§ **What needs to be done**:
Will you output all of the data below exactly, omitting the images?

begin

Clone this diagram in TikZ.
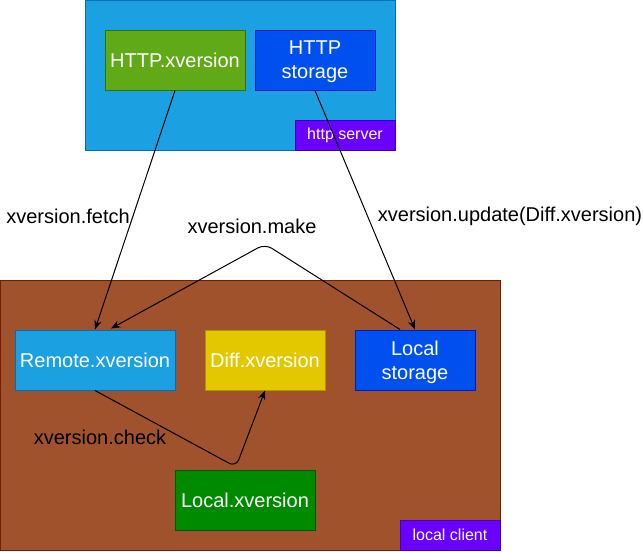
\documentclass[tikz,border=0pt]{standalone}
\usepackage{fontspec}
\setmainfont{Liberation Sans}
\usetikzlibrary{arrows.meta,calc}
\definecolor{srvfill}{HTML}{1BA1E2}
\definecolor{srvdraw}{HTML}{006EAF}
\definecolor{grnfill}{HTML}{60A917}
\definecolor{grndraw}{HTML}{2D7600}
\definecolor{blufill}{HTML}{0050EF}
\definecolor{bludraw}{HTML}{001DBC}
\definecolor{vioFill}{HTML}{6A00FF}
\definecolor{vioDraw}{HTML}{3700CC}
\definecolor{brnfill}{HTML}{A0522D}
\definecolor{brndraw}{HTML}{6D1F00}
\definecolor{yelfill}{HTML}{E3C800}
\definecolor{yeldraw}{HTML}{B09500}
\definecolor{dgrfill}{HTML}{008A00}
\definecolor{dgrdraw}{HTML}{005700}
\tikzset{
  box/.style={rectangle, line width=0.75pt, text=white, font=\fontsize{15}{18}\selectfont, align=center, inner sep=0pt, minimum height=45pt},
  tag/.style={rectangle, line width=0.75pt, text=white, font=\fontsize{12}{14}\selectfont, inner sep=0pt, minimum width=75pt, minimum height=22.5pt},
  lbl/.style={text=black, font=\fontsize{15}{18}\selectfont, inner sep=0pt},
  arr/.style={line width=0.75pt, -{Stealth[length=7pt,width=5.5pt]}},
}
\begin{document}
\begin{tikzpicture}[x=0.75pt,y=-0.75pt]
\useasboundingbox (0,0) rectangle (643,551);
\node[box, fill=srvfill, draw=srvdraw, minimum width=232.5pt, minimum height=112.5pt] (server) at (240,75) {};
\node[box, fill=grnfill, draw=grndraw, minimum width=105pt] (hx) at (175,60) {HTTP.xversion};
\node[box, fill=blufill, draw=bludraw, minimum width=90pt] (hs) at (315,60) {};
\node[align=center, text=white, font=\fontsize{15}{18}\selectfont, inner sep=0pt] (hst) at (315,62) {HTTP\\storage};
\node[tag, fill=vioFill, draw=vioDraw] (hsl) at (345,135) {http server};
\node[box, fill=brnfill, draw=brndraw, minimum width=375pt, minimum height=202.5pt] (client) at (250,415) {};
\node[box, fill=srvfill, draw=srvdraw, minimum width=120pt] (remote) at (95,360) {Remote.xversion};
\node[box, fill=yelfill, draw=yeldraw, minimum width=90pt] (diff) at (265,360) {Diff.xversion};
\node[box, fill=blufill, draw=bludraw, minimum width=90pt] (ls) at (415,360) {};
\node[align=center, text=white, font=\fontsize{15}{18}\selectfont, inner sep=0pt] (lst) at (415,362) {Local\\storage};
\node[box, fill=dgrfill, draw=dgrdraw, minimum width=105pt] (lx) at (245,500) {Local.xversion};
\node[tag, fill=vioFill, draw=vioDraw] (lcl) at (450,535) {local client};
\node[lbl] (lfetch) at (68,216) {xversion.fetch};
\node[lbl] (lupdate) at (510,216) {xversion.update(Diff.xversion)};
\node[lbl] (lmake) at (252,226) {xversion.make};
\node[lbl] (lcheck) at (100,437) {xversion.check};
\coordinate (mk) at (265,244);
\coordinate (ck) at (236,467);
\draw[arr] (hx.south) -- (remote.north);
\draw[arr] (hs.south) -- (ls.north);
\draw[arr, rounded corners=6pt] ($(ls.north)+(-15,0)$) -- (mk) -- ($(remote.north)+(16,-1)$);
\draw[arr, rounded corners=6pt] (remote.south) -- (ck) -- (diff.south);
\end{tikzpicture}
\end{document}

end

§ **Correct output**:
Clone this diagram in TikZ.
\documentclass[tikz,border=0pt]{standalone}
\usepackage{fontspec}
\setmainfont{Liberation Sans}
\usetikzlibrary{arrows.meta,calc}
\definecolor{srvfill}{HTML}{1BA1E2}
\definecolor{srvdraw}{HTML}{006EAF}
\definecolor{grnfill}{HTML}{60A917}
\definecolor{grndraw}{HTML}{2D7600}
\definecolor{blufill}{HTML}{0050EF}
\definecolor{bludraw}{HTML}{001DBC}
\definecolor{vioFill}{HTML}{6A00FF}
\definecolor{vioDraw}{HTML}{3700CC}
\definecolor{brnfill}{HTML}{A0522D}
\definecolor{brndraw}{HTML}{6D1F00}
\definecolor{yelfill}{HTML}{E3C800}
\definecolor{yeldraw}{HTML}{B09500}
\definecolor{dgrfill}{HTML}{008A00}
\definecolor{dgrdraw}{HTML}{005700}
\tikzset{
  box/.style={rectangle, line width=0.75pt, text=white, font=\fontsize{15}{18}\selectfont, align=center, inner sep=0pt, minimum height=45pt},
  tag/.style={rectangle, line width=0.75pt, text=white, font=\fontsize{12}{14}\selectfont, inner sep=0pt, minimum width=75pt, minimum height=22.5pt},
  lbl/.style={text=black, font=\fontsize{15}{18}\selectfont, inner sep=0pt},
  arr/.style={line width=0.75pt, -{Stealth[length=7pt,width=5.5pt]}},
}
\begin{document}
\begin{tikzpicture}[x=0.75pt,y=-0.75pt]
\useasboundingbox (0,0) rectangle (643,551);
\node[box, fill=srvfill, draw=srvdraw, minimum width=232.5pt, minimum height=112.5pt] (server) at (240,75) {};
\node[box, fill=grnfill, draw=grndraw, minimum width=105pt] (hx) at (175,60) {HTTP.xversion};
\node[box, fill=blufill, draw=bludraw, minimum width=90pt] (hs) at (315,60) {};
\node[align=center, text=white, font=\fontsize{15}{18}\selectfont, inner sep=0pt] (hst) at (315,62) {HTTP\\storage};
\node[tag, fill=vioFill, draw=vioDraw] (hsl) at (345,135) {http server};
\node[box, fill=brnfill, draw=brndraw, minimum width=375pt, minimum height=202.5pt] (client) at (250,415) {};
\node[box, fill=srvfill, draw=srvdraw, minimum width=120pt] (remote) at (95,360) {Remote.xversion};
\node[box, fill=yelfill, draw=yeldraw, minimum width=90pt] (diff) at (265,360) {Diff.xversion};
\node[box, fill=blufill, draw=bludraw, minimum width=90pt] (ls) at (415,360) {};
\node[align=center, text=white, font=\fontsize{15}{18}\selectfont, inner sep=0pt] (lst) at (415,362) {Local\\storage};
\node[box, fill=dgrfill, draw=dgrdraw, minimum width=105pt] (lx) at (245,500) {Local.xversion};
\node[tag, fill=vioFill, draw=vioDraw] (lcl) at (450,535) {local client};
\node[lbl] (lfetch) at (68,216) {xversion.fetch};
\node[lbl] (lupdate) at (510,216) {xversion.update(Diff.xversion)};
\node[lbl] (lmake) at (252,226) {xversion.make};
\node[lbl] (lcheck) at (100,437) {xversion.check};
\coordinate (mk) at (265,244);
\coordinate (ck) at (236,467);
\draw[arr] (hx.south) -- (remote.north);
\draw[arr] (hs.south) -- (ls.north);
\draw[arr, rounded corners=6pt] ($(ls.north)+(-15,0)$) -- (mk) -- ($(remote.north)+(16,-1)$);
\draw[arr, rounded corners=6pt] (remote.south) -- (ck) -- (diff.south);
\end{tikzpicture}
\end{document}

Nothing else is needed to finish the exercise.